What we celebrate on Easter is that we believe the unbelievable. We worship the absurd. We celebrate the impossible. We worship a MARTYR who not only LIVES, but LIVES FOREVER.

And we find out just how unbelievable and impossible and absurd it all is when we run and tell others of the great event we have witnessed. On Easter, in the comic strip Peanuts, Lucy is watching TV and Linus is looking out the window, and he sees Snoopy out there hiding eggs and he says, "The Easter Bunny is in our back yard!. . . . He’s doing a spring dance. . . . Now he’s hiding eggs all over the front lawn. . ." And Lucy says, "Uh huh. . . sure, he is. . ." Linus watches a little longer and he says, "I think I’ll go out and gather up all the eggs." And Lucy says, "Why don’t you just do that. . ." Then Linus comes in with a big armload of Easter eggs and he says, "You miss a lot when you sit and watch TV all day long."

On the day when Jesus rose, EVEN HIS CLOSEST, most devout followers were so wrapped up in what they THOUGHT mattered and what they THOUGHT Jesus meant and what they THOUGHT was real that they could not even see what was going on in their own front yard.

And for centuries, even the people who were most devout in seeking justice and doing good and showing mercy would reject the Good News of the Risen Christ.
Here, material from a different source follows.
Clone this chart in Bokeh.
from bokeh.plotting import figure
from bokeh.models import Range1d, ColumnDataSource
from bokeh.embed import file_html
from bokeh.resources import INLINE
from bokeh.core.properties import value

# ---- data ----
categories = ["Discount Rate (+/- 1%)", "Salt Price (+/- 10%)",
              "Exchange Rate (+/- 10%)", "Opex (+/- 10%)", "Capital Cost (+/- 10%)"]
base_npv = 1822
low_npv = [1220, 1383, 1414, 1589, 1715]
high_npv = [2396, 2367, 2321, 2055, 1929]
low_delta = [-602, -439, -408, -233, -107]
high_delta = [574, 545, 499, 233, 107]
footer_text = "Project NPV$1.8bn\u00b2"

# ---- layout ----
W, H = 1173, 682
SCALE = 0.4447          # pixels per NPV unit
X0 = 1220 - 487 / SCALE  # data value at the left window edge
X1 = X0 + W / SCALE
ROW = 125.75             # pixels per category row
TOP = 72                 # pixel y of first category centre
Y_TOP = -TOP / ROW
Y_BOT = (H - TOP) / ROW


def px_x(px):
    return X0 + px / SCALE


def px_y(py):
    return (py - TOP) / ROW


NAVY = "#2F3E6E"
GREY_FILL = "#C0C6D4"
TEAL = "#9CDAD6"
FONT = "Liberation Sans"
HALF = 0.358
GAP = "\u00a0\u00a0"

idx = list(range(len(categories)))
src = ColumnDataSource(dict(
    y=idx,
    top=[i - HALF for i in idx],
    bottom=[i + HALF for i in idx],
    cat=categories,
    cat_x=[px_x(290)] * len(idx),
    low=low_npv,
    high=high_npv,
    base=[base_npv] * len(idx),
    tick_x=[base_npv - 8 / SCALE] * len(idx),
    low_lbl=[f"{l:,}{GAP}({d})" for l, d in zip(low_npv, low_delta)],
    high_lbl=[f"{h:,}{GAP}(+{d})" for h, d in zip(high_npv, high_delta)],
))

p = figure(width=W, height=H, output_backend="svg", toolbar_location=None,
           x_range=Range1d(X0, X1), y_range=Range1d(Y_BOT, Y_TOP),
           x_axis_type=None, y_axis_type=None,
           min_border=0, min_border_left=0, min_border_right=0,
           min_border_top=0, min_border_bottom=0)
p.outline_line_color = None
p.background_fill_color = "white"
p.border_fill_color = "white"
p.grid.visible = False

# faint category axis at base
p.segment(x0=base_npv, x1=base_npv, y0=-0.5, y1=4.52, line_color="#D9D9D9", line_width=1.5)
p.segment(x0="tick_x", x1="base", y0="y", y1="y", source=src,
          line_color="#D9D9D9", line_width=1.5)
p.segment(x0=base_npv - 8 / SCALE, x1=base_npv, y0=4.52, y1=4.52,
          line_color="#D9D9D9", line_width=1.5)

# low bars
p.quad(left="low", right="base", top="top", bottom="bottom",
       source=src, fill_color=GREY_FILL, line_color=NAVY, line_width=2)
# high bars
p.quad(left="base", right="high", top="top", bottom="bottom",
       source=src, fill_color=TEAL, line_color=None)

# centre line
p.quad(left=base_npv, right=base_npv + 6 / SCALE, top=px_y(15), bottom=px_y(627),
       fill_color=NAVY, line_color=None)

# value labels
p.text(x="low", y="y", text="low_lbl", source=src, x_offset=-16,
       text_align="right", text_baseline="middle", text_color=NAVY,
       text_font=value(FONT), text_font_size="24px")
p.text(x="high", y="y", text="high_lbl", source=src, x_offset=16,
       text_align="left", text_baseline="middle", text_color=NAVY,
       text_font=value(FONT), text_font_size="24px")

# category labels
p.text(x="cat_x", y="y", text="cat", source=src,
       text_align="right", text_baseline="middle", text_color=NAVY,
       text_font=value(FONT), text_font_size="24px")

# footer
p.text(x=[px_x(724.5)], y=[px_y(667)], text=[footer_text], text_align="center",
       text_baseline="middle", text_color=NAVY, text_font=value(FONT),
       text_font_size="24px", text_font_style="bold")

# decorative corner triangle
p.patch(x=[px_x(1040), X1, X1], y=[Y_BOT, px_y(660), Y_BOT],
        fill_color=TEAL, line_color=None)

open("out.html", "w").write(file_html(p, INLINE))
Even when they accept the fact that Jesus died on the cross for our sins and took those sins with him to the grave, if they are looking for a martyr in his tomb, they would never find Christ. And they will join the chorus of those who despair: It’s simply too good to be true.
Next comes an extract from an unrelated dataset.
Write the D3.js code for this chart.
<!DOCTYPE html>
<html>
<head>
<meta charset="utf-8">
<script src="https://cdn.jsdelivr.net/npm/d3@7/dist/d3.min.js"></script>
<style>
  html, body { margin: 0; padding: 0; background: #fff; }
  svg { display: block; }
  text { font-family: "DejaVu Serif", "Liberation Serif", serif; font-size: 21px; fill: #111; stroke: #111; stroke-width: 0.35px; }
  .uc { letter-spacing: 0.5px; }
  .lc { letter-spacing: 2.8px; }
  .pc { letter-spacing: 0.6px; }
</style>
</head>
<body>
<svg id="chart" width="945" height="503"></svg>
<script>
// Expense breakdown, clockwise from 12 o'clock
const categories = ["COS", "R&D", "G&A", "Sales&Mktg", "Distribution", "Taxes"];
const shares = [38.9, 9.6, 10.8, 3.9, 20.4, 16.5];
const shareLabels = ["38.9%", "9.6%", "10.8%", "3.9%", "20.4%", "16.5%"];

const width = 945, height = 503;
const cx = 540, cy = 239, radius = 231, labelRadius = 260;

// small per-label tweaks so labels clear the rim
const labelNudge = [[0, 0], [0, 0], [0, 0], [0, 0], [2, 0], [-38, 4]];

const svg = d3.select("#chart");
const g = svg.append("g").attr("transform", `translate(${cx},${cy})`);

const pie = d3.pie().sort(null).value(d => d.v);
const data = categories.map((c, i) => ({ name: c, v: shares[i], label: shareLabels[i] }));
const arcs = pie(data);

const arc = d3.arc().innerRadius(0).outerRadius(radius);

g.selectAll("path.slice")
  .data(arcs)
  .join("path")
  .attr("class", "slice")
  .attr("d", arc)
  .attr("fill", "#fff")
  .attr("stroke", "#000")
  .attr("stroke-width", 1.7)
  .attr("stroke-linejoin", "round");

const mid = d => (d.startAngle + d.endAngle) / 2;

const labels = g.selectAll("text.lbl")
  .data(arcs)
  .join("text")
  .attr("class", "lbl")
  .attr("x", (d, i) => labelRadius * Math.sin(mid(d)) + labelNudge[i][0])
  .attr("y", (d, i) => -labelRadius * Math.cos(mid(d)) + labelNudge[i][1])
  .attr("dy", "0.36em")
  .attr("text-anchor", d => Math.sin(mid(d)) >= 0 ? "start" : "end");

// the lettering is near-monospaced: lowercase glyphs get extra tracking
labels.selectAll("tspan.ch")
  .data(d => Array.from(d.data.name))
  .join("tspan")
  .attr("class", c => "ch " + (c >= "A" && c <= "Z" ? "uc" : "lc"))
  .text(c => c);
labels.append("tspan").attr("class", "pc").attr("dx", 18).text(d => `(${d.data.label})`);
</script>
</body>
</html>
So now – the Big Question: WHY did our Lord and Savior, The Risen Christ, have me dragging out and watching a thirty year old romantic comedy in the wee hours of a Monday morning? To remind of an old joke. A guy walks into a psychiatrist’s office and he says, "Doc, my brother is a lunatic. He thinks he’s a chicken." And the doc says, "Why don’t you lock him up?" And the guy says, "I would but I need the eggs."

The world stands before us this Easter morning and says to us, CHRISTIAN, YOUR CHRIST CANNOT BE! HE is as unbelievable as a dancing beagle hiding Easter Eggs. He is as absurd as a battery-powered rabbit that clucks like a chicken when you squeeze his paw. No matter how far we press the limits of imagining the absurd, the ridiculous and the unreal, your living martyr, your lively corpse, your frolicking sacrifice, your God made flesh tops them all! Christian, why don’t you give up all this nonsense?!

Well, we would, but we need the eggs.